La strage di Via D’Amelio, storia di un sopravvissuto

Di Martina Di Marcello e Angela Cartacci

“Mi sono ritrovato all’inferno”, queste sono le parole pronunciate da Antonio Vullo (agente di scorta e unico superstite della strage di via D’Amelio) nel docufilm “Paolo Borsellino. Adesso tocca a me”.

Il 19 luglio del 1992 alle 16:58 una fiat 126 rubata e contenente circa 90 kg di esplosivo venne fatta esplodere in Via D’Amelio a Palermo, provocando la morte del magistrato Paolo Borsellino e di cinque agenti della scorta (Agostino Catalano, Emanuela Loi, Vincenzo Li Muli, Walter Eddie Cosina e Claudio Traina).

In via d’Amelio abitavano la madre e la sorella del magistrato e, anche se Borsellino si recasse spesso a far loro visita, la polizia non aveva acconsentito a mettere un presidio fisso. Il giorno della strage Vullo aveva visto il giudice fumare la sua ultima sigaretta di fronte al cancello del vialetto, situato prima del portone del palazzo, una volta varcata la soglia del viale l’agente decise di spostare la vettura, perché il gruppo una volta entrato risultava invisibile ai suoi occhi.vMa in quel preciso istante ci fu la deflagrazione.

“Lo Stato era a pezzi” e ciò fu evidente durante i funerali delle scorte: la folla inveì contro i politici e lo stesso Presidente della Repubblica. vI funerali di Borsellino si svolsero, invece, in forma strettamente privata e la famiglia chiese ai politici di non partecipare alla cerimonia.

Vullo fece visita alla camera ardente del giudice poco dopo essere uscito dall’ospedale per dare un ultimo saluto al magistrato, dove incontrò la sig. Borsellino e il figlio.

Gaspare Spatuzza inizia a collaborare con la giustizia nel giugno del 2008, autoaccusandosi di aver rubato lui la Fiat 126 usata per l’attentato, facendo i nomi dei suoi complici, e con le sue dichiarazioni tutti pensarono di essere arrivati ad avere tra le mani una verità che avrebbe fatto un minimo di chiarezza sull’accaduto.

Ancora oggi, però ci sono ombre sui veri responsabili della strage e ci sarebbe bisogno di un “pentito di Stato” per capire ciò che è realmente accaduto poiché all’epoca forti erano i legami fra la mafia, alcuni politici e funzionari di Stato.

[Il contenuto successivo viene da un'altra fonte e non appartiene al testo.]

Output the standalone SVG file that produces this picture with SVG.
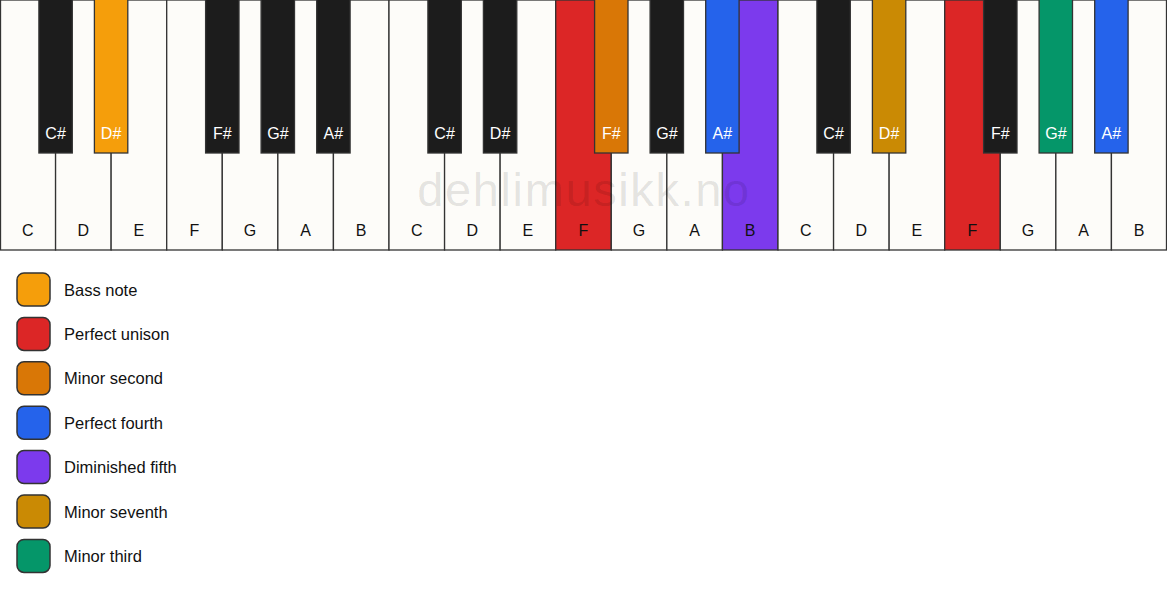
<svg xmlns="http://www.w3.org/2000/svg" width="1167" height="594" viewBox="0 0 1167 594">
<style>
.wk{fill:#fdfcf9;stroke:#333;stroke-width:1.3}
.bk{fill:#1c1c1c;stroke:#333;stroke-width:1.3}
.wl{font-family:"Liberation Sans",Arial,sans-serif;font-size:16px;fill:#111;text-anchor:middle}
.bl{font-family:"Liberation Sans",Arial,sans-serif;font-size:16px;fill:#fff;text-anchor:middle}
.sw{stroke:#333;stroke-width:1.5}
.lt{font-family:"Liberation Sans",Arial,sans-serif;font-size:16.5px;fill:#111}
.wm{font-family:"Liberation Sans",Arial,sans-serif;font-size:47px;fill:#000;fill-opacity:0.11;text-anchor:middle;letter-spacing:1.6px}
</style>
<rect width="1167" height="594" fill="#ffffff"/>
<g id="white-keys">
<g id="w0"><rect class="wk" x="0.5" y="0" width="55.07" height="250"/><text class="wl" x="27.8" y="236">C</text></g>
<g id="w1"><rect class="wk" x="55.57" y="0" width="55.57" height="250"/><text class="wl" x="83.4" y="236">D</text></g>
<g id="w2"><rect class="wk" x="111.14" y="0" width="55.57" height="250"/><text class="wl" x="138.9" y="236">E</text></g>
<g id="w3"><rect class="wk" x="166.71" y="0" width="55.57" height="250"/><text class="wl" x="194.5" y="236">F</text></g>
<g id="w4"><rect class="wk" x="222.29" y="0" width="55.57" height="250"/><text class="wl" x="250.1" y="236">G</text></g>
<g id="w5"><rect class="wk" x="277.86" y="0" width="55.57" height="250"/><text class="wl" x="305.6" y="236">A</text></g>
<g id="w6"><rect class="wk" x="333.43" y="0" width="55.57" height="250"/><text class="wl" x="361.2" y="236">B</text></g>
<g id="w7"><rect class="wk" x="389" y="0" width="55.57" height="250"/><text class="wl" x="416.8" y="236">C</text></g>
<g id="w8"><rect class="wk" x="444.57" y="0" width="55.57" height="250"/><text class="wl" x="472.4" y="236">D</text></g>
<g id="w9"><rect class="wk" x="500.14" y="0" width="55.57" height="250"/><text class="wl" x="527.9" y="236">E</text></g>
<g id="w10"><rect class="wk" x="555.71" y="0" width="55.57" height="250" style="fill:#dc2626"/><text class="wl" x="583.5" y="236">F</text></g>
<g id="w11"><rect class="wk" x="611.29" y="0" width="55.57" height="250"/><text class="wl" x="639.1" y="236">G</text></g>
<g id="w12"><rect class="wk" x="666.86" y="0" width="55.57" height="250"/><text class="wl" x="694.6" y="236">A</text></g>
<g id="w13"><rect class="wk" x="722.43" y="0" width="55.57" height="250" style="fill:#7c3aed"/><text class="wl" x="750.2" y="236">B</text></g>
<g id="w14"><rect class="wk" x="778" y="0" width="55.57" height="250"/><text class="wl" x="805.8" y="236">C</text></g>
<g id="w15"><rect class="wk" x="833.57" y="0" width="55.57" height="250"/><text class="wl" x="861.4" y="236">D</text></g>
<g id="w16"><rect class="wk" x="889.14" y="0" width="55.57" height="250"/><text class="wl" x="916.9" y="236">E</text></g>
<g id="w17"><rect class="wk" x="944.71" y="0" width="55.57" height="250" style="fill:#dc2626"/><text class="wl" x="972.5" y="236">F</text></g>
<g id="w18"><rect class="wk" x="1000.29" y="0" width="55.57" height="250"/><text class="wl" x="1028.1" y="236">G</text></g>
<g id="w19"><rect class="wk" x="1055.86" y="0" width="55.57" height="250"/><text class="wl" x="1083.6" y="236">A</text></g>
<g id="w20"><rect class="wk" x="1111.43" y="0" width="55.07" height="250"/><text class="wl" x="1139.2" y="236">B</text></g>
</g>
<text class="wm" x="584" y="206">dehlimusikk.no</text>
<g id="black-keys">
<g id="b1"><rect class="bk" x="38.9" y="-1" width="33.4" height="154"/><text class="bl" x="55.6" y="139">C#</text></g>
<g id="b2"><rect class="bk" x="94.4" y="-1" width="33.4" height="154" style="fill:#f59e0b"/><text class="bl" x="111.1" y="139">D#</text></g>
<g id="b4"><rect class="bk" x="205.6" y="-1" width="33.4" height="154"/><text class="bl" x="222.3" y="139">F#</text></g>
<g id="b5"><rect class="bk" x="261.1" y="-1" width="33.4" height="154"/><text class="bl" x="277.9" y="139">G#</text></g>
<g id="b6"><rect class="bk" x="316.7" y="-1" width="33.4" height="154"/><text class="bl" x="333.4" y="139">A#</text></g>
<g id="b8"><rect class="bk" x="427.9" y="-1" width="33.4" height="154"/><text class="bl" x="444.6" y="139">C#</text></g>
<g id="b9"><rect class="bk" x="483.4" y="-1" width="33.4" height="154"/><text class="bl" x="500.1" y="139">D#</text></g>
<g id="b11"><rect class="bk" x="594.6" y="-1" width="33.4" height="154" style="fill:#d97706"/><text class="bl" x="611.3" y="139">F#</text></g>
<g id="b12"><rect class="bk" x="650.1" y="-1" width="33.4" height="154"/><text class="bl" x="666.9" y="139">G#</text></g>
<g id="b13"><rect class="bk" x="705.7" y="-1" width="33.4" height="154" style="fill:#2563eb"/><text class="bl" x="722.4" y="139">A#</text></g>
<g id="b15"><rect class="bk" x="816.9" y="-1" width="33.4" height="154"/><text class="bl" x="833.6" y="139">C#</text></g>
<g id="b16"><rect class="bk" x="872.4" y="-1" width="33.4" height="154" style="fill:#ca8a04"/><text class="bl" x="889.1" y="139">D#</text></g>
<g id="b18"><rect class="bk" x="983.6" y="-1" width="33.4" height="154"/><text class="bl" x="1000.3" y="139">F#</text></g>
<g id="b19"><rect class="bk" x="1039.1" y="-1" width="33.4" height="154" style="fill:#059669"/><text class="bl" x="1055.9" y="139">G#</text></g>
<g id="b20"><rect class="bk" x="1094.7" y="-1" width="33.4" height="154" style="fill:#2563eb"/><text class="bl" x="1111.4" y="139">A#</text></g>
</g>
<g id="legend">
<g id="lg-bass"><rect class="sw" x="17" y="273" width="33" height="33" rx="7" fill="#f59e0b"/><text class="lt" x="64" y="295.5">Bass note</text></g>
<g id="lg-unison"><rect class="sw" x="17" y="317.4" width="33" height="33" rx="7" fill="#dc2626"/><text class="lt" x="64" y="339.9">Perfect unison</text></g>
<g id="lg-m2"><rect class="sw" x="17" y="361.8" width="33" height="33" rx="7" fill="#d97706"/><text class="lt" x="64" y="384.3">Minor second</text></g>
<g id="lg-p4"><rect class="sw" x="17" y="406.2" width="33" height="33" rx="7" fill="#2563eb"/><text class="lt" x="64" y="428.7">Perfect fourth</text></g>
<g id="lg-d5"><rect class="sw" x="17" y="450.6" width="33" height="33" rx="7" fill="#7c3aed"/><text class="lt" x="64" y="473.1">Diminished fifth</text></g>
<g id="lg-m7"><rect class="sw" x="17" y="495" width="33" height="33" rx="7" fill="#ca8a04"/><text class="lt" x="64" y="517.5">Minor seventh</text></g>
<g id="lg-m3"><rect class="sw" x="17" y="539.4" width="33" height="33" rx="7" fill="#059669"/><text class="lt" x="64" y="561.9">Minor third</text></g>
</g>
</svg>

Come dichiara lo stesso Antonio Vullo tutt’ora si reca spesso a Via d’Amelio per ricordare i suoi amici che hanno perso la vita quel giorno dove una parte della sua vita se n’è andata via con loro.

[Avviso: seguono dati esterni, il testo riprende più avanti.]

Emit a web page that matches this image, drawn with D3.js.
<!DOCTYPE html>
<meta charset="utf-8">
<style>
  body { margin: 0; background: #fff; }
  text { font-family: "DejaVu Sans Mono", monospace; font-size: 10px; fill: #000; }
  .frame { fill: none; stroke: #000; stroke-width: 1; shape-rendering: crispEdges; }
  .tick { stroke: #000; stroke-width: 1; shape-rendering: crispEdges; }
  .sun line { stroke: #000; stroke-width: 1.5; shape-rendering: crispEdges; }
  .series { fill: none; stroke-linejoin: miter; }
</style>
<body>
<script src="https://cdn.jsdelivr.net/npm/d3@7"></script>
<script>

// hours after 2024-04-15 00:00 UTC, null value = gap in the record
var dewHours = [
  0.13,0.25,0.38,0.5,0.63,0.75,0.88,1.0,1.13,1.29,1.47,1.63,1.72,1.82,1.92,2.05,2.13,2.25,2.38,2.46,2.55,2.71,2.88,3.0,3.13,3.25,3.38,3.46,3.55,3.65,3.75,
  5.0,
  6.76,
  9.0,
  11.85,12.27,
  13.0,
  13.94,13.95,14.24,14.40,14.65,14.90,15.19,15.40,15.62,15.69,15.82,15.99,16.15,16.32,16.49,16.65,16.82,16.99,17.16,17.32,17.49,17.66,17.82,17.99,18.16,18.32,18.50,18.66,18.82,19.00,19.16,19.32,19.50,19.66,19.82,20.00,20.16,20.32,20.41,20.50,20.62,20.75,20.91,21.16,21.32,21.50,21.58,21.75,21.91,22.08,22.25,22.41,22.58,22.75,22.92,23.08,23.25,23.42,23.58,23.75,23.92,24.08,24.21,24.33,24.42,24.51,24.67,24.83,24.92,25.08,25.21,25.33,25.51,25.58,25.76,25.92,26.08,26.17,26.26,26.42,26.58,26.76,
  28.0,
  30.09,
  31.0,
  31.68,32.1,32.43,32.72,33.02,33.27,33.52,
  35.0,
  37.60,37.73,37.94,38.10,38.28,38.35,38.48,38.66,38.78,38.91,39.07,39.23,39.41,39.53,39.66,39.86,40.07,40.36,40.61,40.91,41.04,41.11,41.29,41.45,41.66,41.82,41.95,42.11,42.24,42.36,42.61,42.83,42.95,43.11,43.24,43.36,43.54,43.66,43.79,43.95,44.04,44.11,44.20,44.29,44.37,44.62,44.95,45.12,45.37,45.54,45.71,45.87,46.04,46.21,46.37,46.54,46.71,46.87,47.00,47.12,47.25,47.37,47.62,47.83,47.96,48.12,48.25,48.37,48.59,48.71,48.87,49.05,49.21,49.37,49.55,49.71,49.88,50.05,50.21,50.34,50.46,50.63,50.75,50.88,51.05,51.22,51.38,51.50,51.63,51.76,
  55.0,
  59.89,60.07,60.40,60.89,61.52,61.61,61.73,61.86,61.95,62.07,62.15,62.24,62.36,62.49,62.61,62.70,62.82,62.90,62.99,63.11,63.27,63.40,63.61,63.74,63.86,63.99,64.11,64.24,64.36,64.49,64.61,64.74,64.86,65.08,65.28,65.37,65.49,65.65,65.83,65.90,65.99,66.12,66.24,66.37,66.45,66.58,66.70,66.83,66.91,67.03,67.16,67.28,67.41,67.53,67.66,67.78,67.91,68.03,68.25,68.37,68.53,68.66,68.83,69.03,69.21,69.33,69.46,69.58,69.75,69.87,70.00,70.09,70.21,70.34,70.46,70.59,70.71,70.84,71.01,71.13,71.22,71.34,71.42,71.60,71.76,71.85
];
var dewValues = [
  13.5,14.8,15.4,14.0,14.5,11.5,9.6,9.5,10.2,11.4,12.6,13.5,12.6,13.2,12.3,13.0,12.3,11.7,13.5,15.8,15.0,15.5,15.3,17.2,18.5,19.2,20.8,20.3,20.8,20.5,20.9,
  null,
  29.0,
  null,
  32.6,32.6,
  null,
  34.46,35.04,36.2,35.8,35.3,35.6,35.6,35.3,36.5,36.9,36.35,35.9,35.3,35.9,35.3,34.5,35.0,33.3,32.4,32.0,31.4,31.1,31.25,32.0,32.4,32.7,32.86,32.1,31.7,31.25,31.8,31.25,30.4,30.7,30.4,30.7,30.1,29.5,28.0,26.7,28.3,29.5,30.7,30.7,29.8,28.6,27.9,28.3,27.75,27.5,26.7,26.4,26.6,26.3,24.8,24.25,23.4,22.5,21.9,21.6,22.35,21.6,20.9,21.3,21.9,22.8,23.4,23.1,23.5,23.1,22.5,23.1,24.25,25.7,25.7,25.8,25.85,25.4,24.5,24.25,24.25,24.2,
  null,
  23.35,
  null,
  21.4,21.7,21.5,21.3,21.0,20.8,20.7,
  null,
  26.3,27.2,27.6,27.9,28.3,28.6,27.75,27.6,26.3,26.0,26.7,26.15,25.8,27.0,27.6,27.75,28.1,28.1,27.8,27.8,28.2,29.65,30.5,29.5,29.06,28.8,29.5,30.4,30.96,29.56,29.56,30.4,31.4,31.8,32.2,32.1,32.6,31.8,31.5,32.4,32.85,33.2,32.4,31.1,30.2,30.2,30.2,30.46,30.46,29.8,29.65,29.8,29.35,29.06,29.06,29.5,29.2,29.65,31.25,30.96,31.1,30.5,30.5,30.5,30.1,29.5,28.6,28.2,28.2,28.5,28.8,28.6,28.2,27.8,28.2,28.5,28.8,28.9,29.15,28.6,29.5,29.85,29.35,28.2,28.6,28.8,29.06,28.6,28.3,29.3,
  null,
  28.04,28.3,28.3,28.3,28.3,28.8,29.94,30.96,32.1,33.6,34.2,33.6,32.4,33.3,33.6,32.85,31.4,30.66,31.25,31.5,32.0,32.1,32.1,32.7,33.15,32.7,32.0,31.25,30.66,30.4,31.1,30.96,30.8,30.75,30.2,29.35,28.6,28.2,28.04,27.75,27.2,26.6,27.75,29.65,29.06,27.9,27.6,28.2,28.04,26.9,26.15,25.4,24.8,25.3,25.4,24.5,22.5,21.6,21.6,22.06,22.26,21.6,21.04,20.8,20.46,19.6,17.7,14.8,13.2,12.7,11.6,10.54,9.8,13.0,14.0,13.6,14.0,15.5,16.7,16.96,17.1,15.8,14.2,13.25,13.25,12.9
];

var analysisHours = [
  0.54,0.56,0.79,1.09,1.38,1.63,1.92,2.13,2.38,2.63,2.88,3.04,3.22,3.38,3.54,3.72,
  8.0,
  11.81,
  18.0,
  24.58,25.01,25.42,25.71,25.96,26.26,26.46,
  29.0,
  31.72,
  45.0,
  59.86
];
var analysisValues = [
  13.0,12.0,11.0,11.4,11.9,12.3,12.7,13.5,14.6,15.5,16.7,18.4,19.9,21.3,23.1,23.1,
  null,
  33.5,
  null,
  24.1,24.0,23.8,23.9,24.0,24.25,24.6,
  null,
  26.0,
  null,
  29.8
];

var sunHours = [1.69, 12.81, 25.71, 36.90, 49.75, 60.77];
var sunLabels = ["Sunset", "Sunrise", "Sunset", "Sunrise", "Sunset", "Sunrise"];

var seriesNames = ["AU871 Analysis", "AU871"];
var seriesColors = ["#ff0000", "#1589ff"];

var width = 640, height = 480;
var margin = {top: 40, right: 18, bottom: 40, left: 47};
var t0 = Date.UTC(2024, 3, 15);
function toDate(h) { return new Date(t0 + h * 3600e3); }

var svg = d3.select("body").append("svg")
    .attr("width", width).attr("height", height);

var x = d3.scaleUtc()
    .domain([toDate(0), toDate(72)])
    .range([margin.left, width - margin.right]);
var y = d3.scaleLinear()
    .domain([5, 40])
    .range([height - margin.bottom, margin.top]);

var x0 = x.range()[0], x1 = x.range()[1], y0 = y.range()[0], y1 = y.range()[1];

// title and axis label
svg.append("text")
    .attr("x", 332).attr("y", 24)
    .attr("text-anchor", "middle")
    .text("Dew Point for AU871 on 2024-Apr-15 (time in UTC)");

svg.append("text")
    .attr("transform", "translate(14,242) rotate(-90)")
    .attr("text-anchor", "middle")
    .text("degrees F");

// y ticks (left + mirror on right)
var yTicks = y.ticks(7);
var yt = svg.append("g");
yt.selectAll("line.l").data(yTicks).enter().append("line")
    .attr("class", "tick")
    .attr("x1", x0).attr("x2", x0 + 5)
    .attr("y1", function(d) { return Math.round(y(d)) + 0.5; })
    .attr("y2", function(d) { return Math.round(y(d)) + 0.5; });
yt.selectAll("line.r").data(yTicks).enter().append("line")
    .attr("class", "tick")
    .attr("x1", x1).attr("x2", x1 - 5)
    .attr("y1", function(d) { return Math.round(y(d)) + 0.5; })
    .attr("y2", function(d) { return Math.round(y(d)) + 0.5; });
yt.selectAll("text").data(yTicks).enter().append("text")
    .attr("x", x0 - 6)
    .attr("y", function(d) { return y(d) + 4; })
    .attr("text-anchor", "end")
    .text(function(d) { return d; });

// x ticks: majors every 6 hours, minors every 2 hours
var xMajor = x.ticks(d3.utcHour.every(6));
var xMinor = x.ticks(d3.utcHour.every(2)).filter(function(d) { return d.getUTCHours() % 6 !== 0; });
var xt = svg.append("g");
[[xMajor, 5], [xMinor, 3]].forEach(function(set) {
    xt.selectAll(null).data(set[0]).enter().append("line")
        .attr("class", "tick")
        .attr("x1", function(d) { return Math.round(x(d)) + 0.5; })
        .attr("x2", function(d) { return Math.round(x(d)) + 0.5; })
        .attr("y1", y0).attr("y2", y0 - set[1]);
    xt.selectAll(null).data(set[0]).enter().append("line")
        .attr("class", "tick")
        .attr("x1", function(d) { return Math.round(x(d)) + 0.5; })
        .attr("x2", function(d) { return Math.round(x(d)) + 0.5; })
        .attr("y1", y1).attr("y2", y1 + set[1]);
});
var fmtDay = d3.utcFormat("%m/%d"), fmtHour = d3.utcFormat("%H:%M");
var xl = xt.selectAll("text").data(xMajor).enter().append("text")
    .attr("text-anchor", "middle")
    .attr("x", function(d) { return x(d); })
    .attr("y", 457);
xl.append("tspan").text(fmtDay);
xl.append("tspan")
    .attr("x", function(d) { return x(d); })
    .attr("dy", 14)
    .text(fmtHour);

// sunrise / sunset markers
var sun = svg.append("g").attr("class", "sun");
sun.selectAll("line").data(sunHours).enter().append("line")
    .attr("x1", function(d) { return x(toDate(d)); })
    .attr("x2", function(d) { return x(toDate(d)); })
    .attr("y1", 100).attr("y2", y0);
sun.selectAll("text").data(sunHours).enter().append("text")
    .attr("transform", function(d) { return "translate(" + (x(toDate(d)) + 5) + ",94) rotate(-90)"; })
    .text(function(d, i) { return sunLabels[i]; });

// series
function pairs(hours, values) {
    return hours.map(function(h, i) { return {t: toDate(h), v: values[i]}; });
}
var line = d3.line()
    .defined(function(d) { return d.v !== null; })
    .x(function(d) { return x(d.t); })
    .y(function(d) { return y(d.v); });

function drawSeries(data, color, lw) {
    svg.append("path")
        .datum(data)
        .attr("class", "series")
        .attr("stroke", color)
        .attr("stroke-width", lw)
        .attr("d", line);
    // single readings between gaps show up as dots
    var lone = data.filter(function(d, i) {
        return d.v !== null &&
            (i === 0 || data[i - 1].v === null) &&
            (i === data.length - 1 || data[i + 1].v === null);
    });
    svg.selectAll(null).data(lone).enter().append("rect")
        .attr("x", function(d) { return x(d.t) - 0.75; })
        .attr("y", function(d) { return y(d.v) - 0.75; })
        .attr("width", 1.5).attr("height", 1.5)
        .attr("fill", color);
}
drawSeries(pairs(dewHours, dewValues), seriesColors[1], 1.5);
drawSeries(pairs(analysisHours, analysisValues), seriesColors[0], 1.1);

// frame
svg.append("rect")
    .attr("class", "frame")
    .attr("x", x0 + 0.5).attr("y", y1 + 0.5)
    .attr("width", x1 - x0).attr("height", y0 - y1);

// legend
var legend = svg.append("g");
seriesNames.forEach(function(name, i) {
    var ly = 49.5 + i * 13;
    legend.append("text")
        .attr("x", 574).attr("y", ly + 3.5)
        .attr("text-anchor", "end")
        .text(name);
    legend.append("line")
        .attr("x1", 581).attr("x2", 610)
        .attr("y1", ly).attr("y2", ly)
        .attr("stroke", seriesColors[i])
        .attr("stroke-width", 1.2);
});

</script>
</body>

Paolo Borsellino dimostrò la sua forza e il suo coraggio: dopo la strage di Capaci, 23 maggio 1992, dove trovarono la morte Giovanni Falcone, sua moglie e gli agenti della scorta, egli fu sempre cosciente che la prossima vendetta mafiosa sarebbe stata rivolta a lui. Borsellino continuò le indagini di Falcone, che aveva dimostrato l’esistenza di cosa nostra, e preziosa fu la collaborazione dei pentiti Messina e Mutolo.

“Occorre dare un senso alla loro morte” queste sono le parole pronunciate da Borsellino durante la commemorazione per la strage di Capaci e ciò è l’eredità spirituale che ci ha lasciato.